Studio album by Prism
- Released: May 1977
- Recorded: 1976–1977
- Genres: Rock, AOR
- Length: 34:17
- Label: GRT
- Producers: Bruce Fairbairn, Rodney Higgs

Prism chronology
|  | Prism (1977) | See Forever Eyes (1978) |

Singles from Prism
- "I Ain't Lookin' Anymore" Released: 1976; "Spaceship Superstar" Released: 1977; "Open Soul Surgery" Released: 1977; "It's Over" Released: 1977; "Take Me to the Kaptin" Released: 1977;

= Prism (Prism album) =

Prism is the debut studio album by Canadian rock band Prism, released in May 1977 on the Canadian record label GRT. It was produced primarily by Bruce Fairbairn, and the majority of songs were written by Jim Vallance (who also served as co-producer on three tracks). It achieved platinum status in Canada (in excess of 100,000 units sold). Prism peaked at #137 on the Billboard 200 in November 1977.

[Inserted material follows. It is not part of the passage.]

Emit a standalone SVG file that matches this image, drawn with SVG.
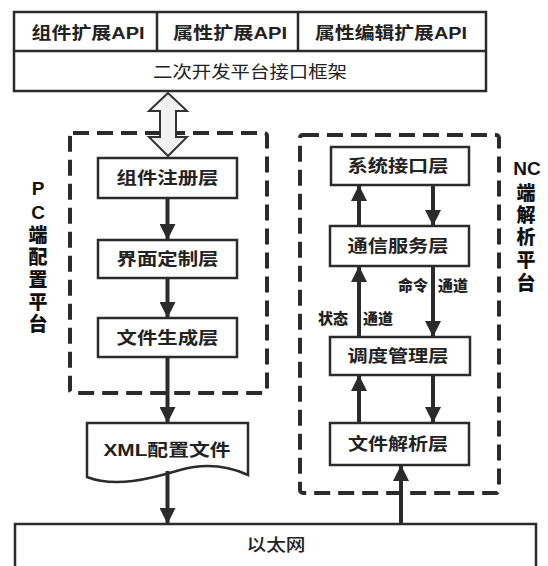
<svg xmlns="http://www.w3.org/2000/svg" width="548" height="566" viewBox="0 0 548 566">
<defs>
<style>
.box{fill:#fff;stroke:#2b2b2b;stroke-width:2.5}
.dash{fill:none;stroke:#2b2b2b;stroke-width:4;stroke-dasharray:16 8}
.ln{fill:none;stroke:#2b2b2b;stroke-width:4}
.t{font-family:"Liberation Sans","Noto Sans CJK SC",sans-serif;font-size:17px;fill:#222;text-anchor:middle;dominant-baseline:central}
.b{font-weight:bold}
.v{font-family:"Liberation Sans","Noto Sans CJK SC",sans-serif;font-size:19px;font-weight:900;fill:#111;text-anchor:middle;dominant-baseline:central}
.s{font-family:"Liberation Sans","Noto Sans CJK SC",sans-serif;font-size:15px;font-weight:900;fill:#222;dominant-baseline:central}
</style>
<marker id="ah" markerUnits="userSpaceOnUse" markerWidth="16" markerHeight="16" refX="16" refY="8" orient="auto">
<path d="M0,0 L16,8 L0,16 Z" fill="#2b2b2b"/>
</marker>
<linearGradient id="g" x1="0" y1="0" x2="1" y2="0">
<stop offset="0" stop-color="#ffffff"/>
<stop offset="0.5" stop-color="#efefef"/>
<stop offset="1" stop-color="#ffffff"/>
</linearGradient>
</defs>
<rect width="548" height="566" fill="#fff"/>

<g id="top-frame">
<rect class="box" x="14" y="12" width="472" height="79"/>
<line class="box" x1="14" y1="51" x2="486" y2="51"/>
<line class="box" x1="157" y1="12" x2="157" y2="51"/>
<line class="box" x1="298" y1="12" x2="298" y2="51"/>
<text class="t b" x="88" y="33" textLength="113" lengthAdjust="spacingAndGlyphs">组件扩展API</text>
<text class="t b" x="230" y="33" textLength="114" lengthAdjust="spacingAndGlyphs">属性扩展API</text>
<text class="t b" x="391" y="33" textLength="152" lengthAdjust="spacingAndGlyphs">属性编辑扩展API</text>
<text class="t" x="250" y="72" font-size="18" textLength="194" lengthAdjust="spacingAndGlyphs">二次开发平台接口框架</text>
</g>

<g id="pc-platform">
<rect class="dash" x="70" y="133" width="197" height="260" rx="3"/>
<g class="v">
<text x="38" y="188">P</text>
<text x="38" y="212">C</text>
<text x="38" y="235">端</text>
<text x="38" y="257">配</text>
<text x="38" y="280">置</text>
<text x="38" y="302">平</text>
<text x="38" y="324">台</text>
</g>
</g>

<g id="nc-platform">
<rect class="dash" x="300" y="135" width="199" height="358" rx="3"/>
<g class="v">
<text x="527" y="168">NC</text>
<text x="526" y="193">端</text>
<text x="526" y="215">解</text>
<text x="526" y="237">析</text>
<text x="526" y="260">平</text>
<text x="526" y="283">台</text>
</g>
</g>

<g id="n-zcc">
<rect class="box" x="98" y="158" width="139" height="40"/>
<text class="t b" x="167.5" y="178" textLength="102" lengthAdjust="spacingAndGlyphs">组件注册层</text>
</g>
<g id="n-jmdz">
<rect class="box" x="98" y="240" width="139" height="38"/>
<text class="t b" x="167.5" y="259" textLength="102" lengthAdjust="spacingAndGlyphs">界面定制层</text>
</g>
<g id="n-wjsc">
<rect class="box" x="98" y="318" width="139" height="39"/>
<text class="t b" x="167.5" y="338" textLength="102" lengthAdjust="spacingAndGlyphs">文件生成层</text>
</g>
<g id="n-xml">
<path class="box" d="M87,423 H248 V475 C228,466 205,463 180,470 C150,479 115,488 87,477 Z"/>
<text class="t b" x="167" y="450" textLength="127" lengthAdjust="spacingAndGlyphs">XML配置文件</text>
</g>

<g id="n-xtjk">
<rect class="box" x="331" y="147" width="138" height="38"/>
<text class="t b" x="398" y="166" textLength="101" lengthAdjust="spacingAndGlyphs">系统接口层</text>
</g>
<g id="n-txfw">
<rect class="box" x="330" y="226" width="139" height="40"/>
<text class="t b" x="398" y="246" textLength="101" lengthAdjust="spacingAndGlyphs">通信服务层</text>
</g>
<g id="n-ddgl">
<rect class="box" x="330" y="337" width="140" height="38"/>
<text class="t b" x="398" y="356" textLength="101" lengthAdjust="spacingAndGlyphs">调度管理层</text>
</g>
<g id="n-wjjx">
<rect class="box" x="330" y="423" width="139" height="42"/>
<text class="t b" x="398" y="444" textLength="100" lengthAdjust="spacingAndGlyphs">文件解析层</text>
</g>

<g id="n-eth">
<rect class="box" x="15" y="524" width="521" height="60"/>
<text class="t" x="276" y="545" font-size="18" font-weight="500" textLength="59" lengthAdjust="spacingAndGlyphs">以太网</text>
</g>

<g id="connectors">
<polygon points="168,93 187,111 176,111 176,137 187,137 168,156 149,137 160,137 160,111 149,111" fill="url(#g)" stroke="#333" stroke-width="2"/>
<line class="ln" x1="167.5" y1="198" x2="167.5" y2="240" marker-end="url(#ah)"/>
<line class="ln" x1="167.5" y1="278" x2="167.5" y2="318" marker-end="url(#ah)"/>
<line class="ln" x1="167.5" y1="357" x2="167.5" y2="423" marker-end="url(#ah)"/>
<line class="ln" x1="167.5" y1="471" x2="167.5" y2="524" marker-end="url(#ah)"/>

<line class="ln" x1="359" y1="226" x2="359" y2="185" marker-end="url(#ah)"/>
<line class="ln" x1="433" y1="185" x2="433" y2="226" marker-end="url(#ah)"/>
<line class="ln" x1="359" y1="337" x2="359" y2="266" marker-end="url(#ah)"/>
<line class="ln" x1="433" y1="266" x2="433" y2="337" marker-end="url(#ah)"/>
<line class="ln" x1="359" y1="423" x2="359" y2="375" marker-end="url(#ah)"/>
<line class="ln" x1="433" y1="375" x2="433" y2="423" marker-end="url(#ah)"/>
<line class="ln" x1="401" y1="524" x2="401" y2="465" marker-end="url(#ah)"/>

<text class="s" x="398" y="285">命令<tspan dx="10">通道</tspan></text>
<text class="s" x="318" y="318">状态<tspan dx="15">通道</tspan></text>
</g>
</svg>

"Spaceship Superstar" became the band's signature song and a staple of Canadian rock radio. Record producer Bruce Fairbairn and songwriter Jim Vallance both went on to achieve huge international success.

Professional ratings
Review scores
| Source | Rating |
| Allmusic | Star Half star |

==Track listing==
All songs written by Jim Vallance under the pseudonym Rodney Higgs, unless otherwise noted.

1. "Spaceship Superstar" – 4:06
2. "Open Soul Surgery" (R. Higgs, Hillary Knight) – 3:51
3. "It's Over" – 4:06
4. "Take Me to the Kaptin" – 3:59
5. "Vladivostok" – 5:08
6. "Amelia" – 3:14
7. "Freewill" (Tom Lavin) – 3:04
8. "Julie" – 3:21
9. "I Ain't Lookin' Anymore" (Lindsay Mitchell) – 3:28

==Personnel==
Prism
- Lindsay Mitchell – guitar, vocals
- Ron Tabak – vocals
- John Hall – keyboards
- Ab Bryant – bass on "Freewill" & "I Ain't Looking Anymore"
- Rodney Higgs – drums, keyboards, producer
- Tom Lavin – guitar, vocals, bass on "Spaceship Superstar"

Session
- Richard Christie - bass on "Open Soul Surgery", "Take Me To The Kaptain" & "Amelia"
- Steve Pugsley - bass on "It's Over"
- Graeme Coleman - Roland electric piano On "Spaceship Superstar", Piano On "It's Over"
- Peter Bjerring - Arp Odyssey synthesizer On "Spaceship Superstar"
- Peter Bjerring - Piano On "Open Soul Surgery"

Prism Hornsection
- Bruce Fairbairn – horn, producer
- Tom Keenlyside – horn

==Charts==

| Chart (1977–78) | Peak position |
|---|---|
| Canada Top Albums/CDs (RPM) | 52 |
| US Billboard 200 | 137 |

==Certifications==

| Region | Certification | Certified units/sales |
| Canada (Music Canada) | Platinum | 100,000^{^} |
^{^} Shipments figures based on certification alone.

==Cover versions==
- The song "Open Soul Surgery" was covered by April Wine in their 1986 album Walking Through Fire, as well as Ian Lloyd's 1979 album “Goose Bumps”.
- The song "Take Me to the Kaptin" was covered by Parallel 49 and released as a single in June 2020.